[TASK INSTRUCTIONS]: Transcribe the listing exactly, leaving out every picture.

╭─ SOURCE EXCERPT

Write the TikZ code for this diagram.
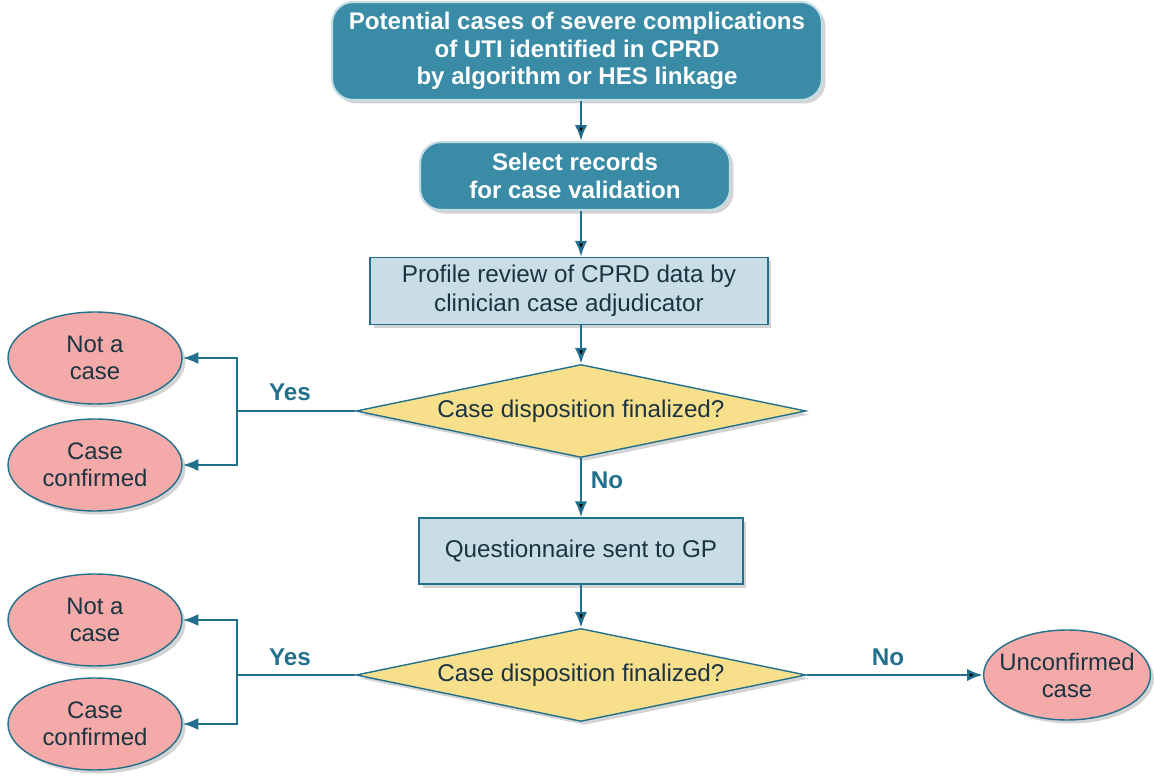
\documentclass[tikz,border=0pt]{standalone}
\usepackage{fontspec}
\setmainfont{Liberation Sans}
\usepackage{tikz}
\usetikzlibrary{shapes,shapes.geometric,shadows,arrows.meta}
\definecolor{tealdark}{HTML}{3A8BA6}
\definecolor{tealline}{HTML}{22708C}
\definecolor{boxlight}{HTML}{C9DDE6}
\definecolor{decfill}{HTML}{F7DF8C}
\definecolor{endfill}{HTML}{F4AAA9}
\definecolor{txtdark}{HTML}{1C3440}
\tikzset{every edge/.style={draw,-{Latex[length=9pt,width=7pt]}},
	arrowed/.style={-{Latex[length=9pt,width=7pt]}},
	shade it/.style={drop shadow={shadow xshift=2pt,shadow yshift=-2pt,opacity=0.35}}}
\tikzstyle{startbox}=[rectangle,rounded corners=12pt,draw=white!70!tealdark,line width=1.2pt,fill=tealdark,text=white,font=\fontsize{13.7}{15.6}\selectfont\bfseries,align=center,inner sep=0pt,shade it]
\tikzstyle{stepbox}=[rectangle,draw=tealline,thick,fill=boxlight,text=txtdark,font=\fontsize{13.8}{16.5}\selectfont,align=center,inner sep=0pt,shade it]
\tikzstyle{decision}=[diamond,draw=tealline,thick,fill=decfill,text=txtdark,font=\fontsize{13.8}{16}\selectfont,inner sep=0pt,aspect=4.84,minimum width=9cm,minimum height=1.86cm,shade it]
\tikzstyle{outcome}=[ellipse,draw=tealline,thick,fill=endfill,text=txtdark,font=\fontsize{13.6}{15.4}\selectfont,align=center,inner sep=0pt,minimum width=3.48cm,minimum height=1.84cm,shade it]
\tikzstyle{answer}=[text=tealline,font=\fontsize{13.8}{15}\selectfont\bfseries]
\tikzstyle{flow}=[draw=tealline,line width=1.4pt]

\begin{document}
\begin{tikzpicture}[x=0.02cm,y=-0.02cm]
	\useasboundingbox (0,0) rectangle (1154,776);
	\node at (577,51) [startbox,minimum width=9.8cm,minimum height=1.96cm] (top) {Potential cases of severe complications\\of UTI identified in CPRD\\by algorithm or HES linkage};
	\node at (575,176) [startbox,minimum width=6.2cm,minimum height=1.36cm] (select) {Select records\\for case validation};
	\node at (569,291) [stepbox,minimum width=7.96cm,minimum height=1.34cm] (review) {Profile review of CPRD data by\\clinician case adjudicator};
	\node at (581,411) [decision] (dec1) {Case disposition finalized?};
	\node at (581,551) [stepbox,minimum width=6.48cm,minimum height=1.32cm] (gp) {Questionnaire sent to GP};
	\node at (581,675) [decision] (dec2) {Case disposition finalized?};
	\node at (95,358) [outcome] (not1) {Not a\\case};
	\node at (95,465) [outcome] (conf1) {Case\\confirmed};
	\node at (95,620) [outcome] (not2) {Not a\\case};
	\node at (95,724) [outcome] (conf2) {Case\\confirmed};
	\node at (1067,675) [outcome,inner xsep=-5pt,minimum width=3.3cm,minimum height=1.8cm] (unconf) {Unconfirmed\\case};
	\coordinate (j1) at (237,411);
	\coordinate (j2) at (237,675);
	\node at (290,392) [answer] (yes1) {Yes};
	\node at (290,657) [answer] (yes2) {Yes};
	\node at (607,480) [answer] (no1) {No};
	\node at (888,657) [answer] (no2) {No};
	\draw[flow] (top.south -| dec1) edge (select.north -| dec1);
	\draw[flow] (select.south -| dec1) edge (review.north -| dec1);
	\draw[flow] (review.south -| dec1) edge (dec1.north);
	\draw[flow] (dec1) edge (gp);
	\draw[flow] (gp) edge (dec2);
	\draw[flow] (dec1.west) -- (j1);
	\draw[flow,arrowed] (j1) |- (not1.east);
	\draw[flow,arrowed] (j1) |- (conf1.east);
	\draw[flow] (dec2.west) -- (j2);
	\draw[flow,arrowed] (j2) |- (not2.east);
	\draw[flow,arrowed] (j2) |- (conf2.east);
	\draw[flow] (dec2.east) edge (unconf.west);
\end{tikzpicture}
\end{document}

╰─

[SOLUTION BELOW]:
Write the TikZ code for this diagram.
\documentclass[tikz,border=0pt]{standalone}
\usepackage{fontspec}
\setmainfont{Liberation Sans}
\usepackage{tikz}
\usetikzlibrary{shapes,shapes.geometric,shadows,arrows.meta}
\definecolor{tealdark}{HTML}{3A8BA6}
\definecolor{tealline}{HTML}{22708C}
\definecolor{boxlight}{HTML}{C9DDE6}
\definecolor{decfill}{HTML}{F7DF8C}
\definecolor{endfill}{HTML}{F4AAA9}
\definecolor{txtdark}{HTML}{1C3440}
\tikzset{every edge/.style={draw,-{Latex[length=9pt,width=7pt]}},
	arrowed/.style={-{Latex[length=9pt,width=7pt]}},
	shade it/.style={drop shadow={shadow xshift=2pt,shadow yshift=-2pt,opacity=0.35}}}
\tikzstyle{startbox}=[rectangle,rounded corners=12pt,draw=white!70!tealdark,line width=1.2pt,fill=tealdark,text=white,font=\fontsize{13.7}{15.6}\selectfont\bfseries,align=center,inner sep=0pt,shade it]
\tikzstyle{stepbox}=[rectangle,draw=tealline,thick,fill=boxlight,text=txtdark,font=\fontsize{13.8}{16.5}\selectfont,align=center,inner sep=0pt,shade it]
\tikzstyle{decision}=[diamond,draw=tealline,thick,fill=decfill,text=txtdark,font=\fontsize{13.8}{16}\selectfont,inner sep=0pt,aspect=4.84,minimum width=9cm,minimum height=1.86cm,shade it]
\tikzstyle{outcome}=[ellipse,draw=tealline,thick,fill=endfill,text=txtdark,font=\fontsize{13.6}{15.4}\selectfont,align=center,inner sep=0pt,minimum width=3.48cm,minimum height=1.84cm,shade it]
\tikzstyle{answer}=[text=tealline,font=\fontsize{13.8}{15}\selectfont\bfseries]
\tikzstyle{flow}=[draw=tealline,line width=1.4pt]

\begin{document}
\begin{tikzpicture}[x=0.02cm,y=-0.02cm]
	\useasboundingbox (0,0) rectangle (1154,776);
	\node at (577,51) [startbox,minimum width=9.8cm,minimum height=1.96cm] (top) {Potential cases of severe complications\\of UTI identified in CPRD\\by algorithm or HES linkage};
	\node at (575,176) [startbox,minimum width=6.2cm,minimum height=1.36cm] (select) {Select records\\for case validation};
	\node at (569,291) [stepbox,minimum width=7.96cm,minimum height=1.34cm] (review) {Profile review of CPRD data by\\clinician case adjudicator};
	\node at (581,411) [decision] (dec1) {Case disposition finalized?};
	\node at (581,551) [stepbox,minimum width=6.48cm,minimum height=1.32cm] (gp) {Questionnaire sent to GP};
	\node at (581,675) [decision] (dec2) {Case disposition finalized?};
	\node at (95,358) [outcome] (not1) {Not a\\case};
	\node at (95,465) [outcome] (conf1) {Case\\confirmed};
	\node at (95,620) [outcome] (not2) {Not a\\case};
	\node at (95,724) [outcome] (conf2) {Case\\confirmed};
	\node at (1067,675) [outcome,inner xsep=-5pt,minimum width=3.3cm,minimum height=1.8cm] (unconf) {Unconfirmed\\case};
	\coordinate (j1) at (237,411);
	\coordinate (j2) at (237,675);
	\node at (290,392) [answer] (yes1) {Yes};
	\node at (290,657) [answer] (yes2) {Yes};
	\node at (607,480) [answer] (no1) {No};
	\node at (888,657) [answer] (no2) {No};
	\draw[flow] (top.south -| dec1) edge (select.north -| dec1);
	\draw[flow] (select.south -| dec1) edge (review.north -| dec1);
	\draw[flow] (review.south -| dec1) edge (dec1.north);
	\draw[flow] (dec1) edge (gp);
	\draw[flow] (gp) edge (dec2);
	\draw[flow] (dec1.west) -- (j1);
	\draw[flow,arrowed] (j1) |- (not1.east);
	\draw[flow,arrowed] (j1) |- (conf1.east);
	\draw[flow] (dec2.west) -- (j2);
	\draw[flow,arrowed] (j2) |- (not2.east);
	\draw[flow,arrowed] (j2) |- (conf2.east);
	\draw[flow] (dec2.east) edge (unconf.west);
\end{tikzpicture}
\end{document}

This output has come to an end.